Arithmetic of Weighted Diagonal Surfaces over Finite Fields

Abstract

In this paper, we discuss several fundamental properties of weighted diagonal surfaces over finite fields. Weighted diagonal surfaces are defined to be diagonal surfaces in weighted projective 3-spaces. In general, they have cyclic quotient singularities. For our arithmetic investigations, we choose their minimal resolutions. We are particularly interested in their Picard numbers and the orders of their Brauer groups. First we prove that the (congruence) zeta-functions of minimal resolutions of weighted diagonal surfaces can be described in terms of twisted Jacobi sums. The proof is based on an explicit description of the set of rational points in weighted projective spaces. Secondly, we give a formula for the Picard numbers of minimal resolutions of weighted diagonal surfaces. The Tate conjecture asserts that their Picard numbers are equal to the orders of certain poles of their zeta-functions. Thus, we first prove the Tate conjecture for the minimal resolutions. Then we calculate the orders of poles of their zeta-functions.
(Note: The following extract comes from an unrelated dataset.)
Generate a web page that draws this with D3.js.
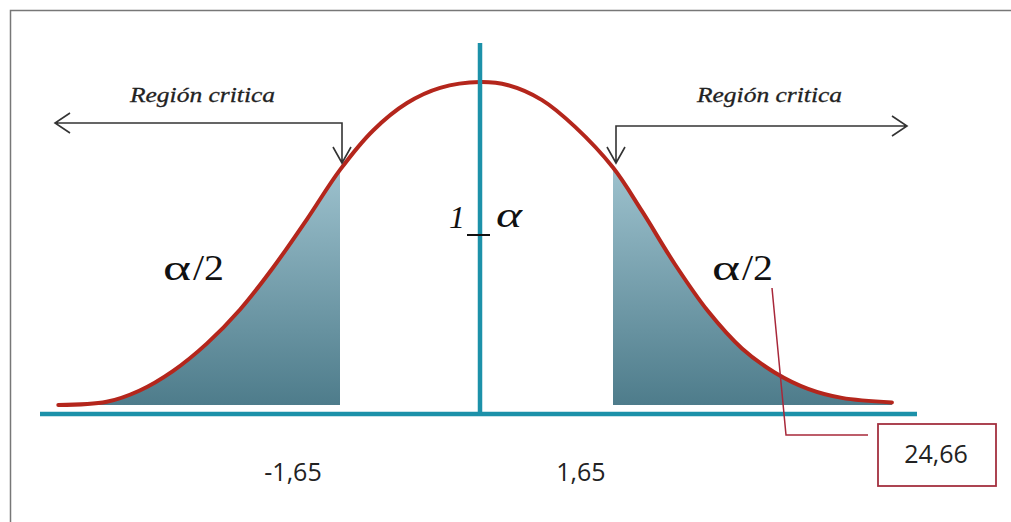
<!DOCTYPE html>
<html>
<head>
<meta charset="utf-8">
<script src="https://cdn.jsdelivr.net/npm/d3@7"></script>
<style>
  body { margin: 0; background: #fff; }
  svg { display: block; }
</style>
</head>
<body>
<div class="grafica"></div>
<script>
const width = 1011;
const height = 522;

// puntos de la curva (z, altura relativa al maximo)
const curveZ = [-4.97, -4.40, -4.01, -3.62, -3.22, -2.83, -2.44, -2.04, -1.65, -1.26, -0.86, -0.47, 0,
                0.35, 0.77, 1.18, 1.65, 2.01, 2.42, 2.83, 3.25, 3.66, 4.07, 4.49, 5.11];
const curveH = [0, 0.010, 0.045, 0.105, 0.19, 0.295, 0.425, 0.575, 0.728, 0.85, 0.935, 0.982, 1.0,
                0.99, 0.944, 0.861, 0.735, 0.60, 0.435, 0.29, 0.175, 0.10, 0.05, 0.022, 0.008];
const criticos = [-1.65, 1.65];
const etiquetasCriticas = ["-1,65", "1,65"];
const valorCaja = "24,66";
const textoRegion = "Región critica";

const serif = "Liberation Serif";
const sans = "Open Sans";

const svg = d3.select(".grafica").append("svg")
    .attr("width", width)
    .attr("height", height);

// escala polilineal, el centro no cae justo a la mitad en la figura
const x = d3.scaleLinear()
    .domain([criticos[0], 0, criticos[1]])
    .range([340, 480, 613]);
const y = d3.scaleLinear()
    .domain([0, 1])
    .range([405, 82]);

const puntos = curveZ.map(function (z, i) { return {z: z, h: curveH[i]}; });

// marco
svg.append("path")
    .attr("d", "M10.5,522 V10.5 H1011")
    .attr("fill", "none")
    .attr("stroke", "#777")
    .attr("stroke-width", 1.5);

const defs = svg.append("defs");
const grad = defs.append("linearGradient")
    .attr("id", "sombra")
    .attr("gradientUnits", "userSpaceOnUse")
    .attr("x1", 0).attr("y1", y(0.75))
    .attr("x2", 0).attr("y2", y(0));
grad.append("stop").attr("offset", "0%").attr("stop-color", "#9fc3cf");
grad.append("stop").attr("offset", "100%").attr("stop-color", "#4e7c8b");

const suave = d3.curveCatmullRom.alpha(0.5);

const area = d3.area()
    .x(function (d) { return x(d.z); })
    .y0(y(0))
    .y1(function (d) { return y(d.h); })
    .curve(suave);

svg.append("path")
    .datum(puntos.filter(function (d) { return d.z <= criticos[0]; }))
    .attr("d", area)
    .attr("fill", "url(#sombra)");
svg.append("path")
    .datum(puntos.filter(function (d) { return d.z >= criticos[1]; }))
    .attr("d", area)
    .attr("fill", "url(#sombra)");

// curva
const linea = d3.line()
    .x(function (d) { return x(d.z); })
    .y(function (d) { return y(d.h); })
    .curve(suave);

svg.append("path")
    .datum(puntos)
    .attr("d", linea)
    .attr("fill", "none")
    .attr("stroke", "#b4261c")
    .attr("stroke-width", 4)
    .attr("stroke-linecap", "round");

// ejes
const azul = "#1c91a9";
svg.append("line")
    .attr("x1", 40).attr("x2", 917)
    .attr("y1", 414).attr("y2", 414)
    .attr("stroke", azul).attr("stroke-width", 4.5);
svg.append("line")
    .attr("x1", x(0)).attr("x2", x(0))
    .attr("y1", 43).attr("y2", 416)
    .attr("stroke", azul).attr("stroke-width", 4.5);

// 1 - alfa
svg.append("line")
    .attr("x1", x(0) - 13).attr("x2", x(0) + 10)
    .attr("y1", 235).attr("y2", 235)
    .attr("stroke", "#111").attr("stroke-width", 2);
svg.append("text")
    .attr("x", x(0) - 23).attr("y", 228)
    .attr("text-anchor", "middle")
    .attr("font-family", serif)
    .attr("font-style", "italic")
    .attr("font-size", 32)
    .attr("fill", "#111")
    .text("1");
svg.append("text")
    .attr("x", x(0) + 16).attr("y", 227)
    .attr("font-family", serif)
    .attr("font-style", "italic")
    .attr("font-size", 36)
    .attr("textLength", 26)
    .attr("lengthAdjust", "spacingAndGlyphs")
    .attr("fill", "#111")
    .text("α");

// alfa/2, la alfa es mas ancha que en la fuente
const alfa2 = svg.selectAll(".alfa2")
    .data([163, 712])
    .enter().append("g")
    .attr("class", "alfa2")
    .attr("transform", function (d) { return "translate(" + d + ",280)"; });
alfa2.append("text")
    .attr("font-family", serif)
    .attr("font-size", 36)
    .attr("textLength", 28)
    .attr("lengthAdjust", "spacingAndGlyphs")
    .attr("fill", "#111")
    .text("α");
alfa2.append("text")
    .attr("x", 30)
    .attr("font-family", serif)
    .attr("font-size", 36)
    .attr("textLength", 31)
    .attr("lengthAdjust", "spacingAndGlyphs")
    .attr("fill", "#111")
    .text("/2");

// flechas region critica
const flechas = [
    {xc: x(criticos[0]) + 2, yh: 123, fin: 55, texto: 130},
    {xc: x(criticos[1]) + 3, yh: 126, fin: 907, texto: 697}
];
flechas.forEach(function (f) {
    const s = f.fin < f.xc ? 1 : -1;
    svg.append("path")
        .attr("d", "M" + f.xc + "," + 163 + " V" + f.yh + " H" + f.fin +
            " M" + (f.fin + 15 * s) + "," + (f.yh - 10) + " L" + f.fin + "," + f.yh + " L" + (f.fin + 15 * s) + "," + (f.yh + 10) +
            " M" + (f.xc - 9) + "," + 147 + " L" + f.xc + "," + 163 + " L" + (f.xc + 9) + "," + 147)
        .attr("fill", "none")
        .attr("stroke", "#333")
        .attr("stroke-width", 1.6);
    svg.append("text")
        .attr("x", f.texto).attr("y", 102)
        .attr("font-family", serif)
        .attr("font-style", "italic")
        .attr("font-size", 22)
        .attr("textLength", 145)
        .attr("lengthAdjust", "spacingAndGlyphs")
        .attr("fill", "#222")
        .attr("stroke", "#222")
        .attr("stroke-width", 0.3)
        .text(textoRegion);
});

// valores criticos
svg.selectAll(".critico")
    .data(criticos)
    .enter().append("text")
    .attr("class", "critico")
    .attr("x", function (d, i) { return i === 0 ? x(d) - 47 : x(d) - 32; })
    .attr("y", 481)
    .attr("text-anchor", "middle")
    .attr("font-family", sans)
    .attr("font-size", 25)
    .attr("fill", "#222")
    .text(function (d, i) { return etiquetasCriticas[i]; });

// llamada con el valor
svg.append("path")
    .attr("d", "M772,288 L786,435 H868")
    .attr("fill", "none")
    .attr("stroke", "#a8283a")
    .attr("stroke-width", 1.5);
svg.append("rect")
    .attr("x", 878).attr("y", 424)
    .attr("width", 118).attr("height", 62)
    .attr("fill", "#fff")
    .attr("stroke", "#a3303f")
    .attr("stroke-width", 1.8);
svg.append("text")
    .attr("x", 936).attr("y", 463)
    .attr("text-anchor", "middle")
    .attr("font-family", sans)
    .attr("font-size", 25)
    .attr("fill", "#222")
    .text(valorCaja);
</script>
</body>
</html>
Here the validity of the conjecture will be established, in fact, for more general surfaces. Thirdly, we look into quantities associated to special values of zeta-functions, especially the orders of Brauer groups, of certain minimal resolutions of weighted diagonal surfaces. Specifically, we confine ourselves to the minimal resolutions whose Néron–Severi groups have Z-bases consisting only of canonical divisors and exceptional divisors. For such surfaces, we compute the orders of Brauer groups in terms of twisted Jacobi sums.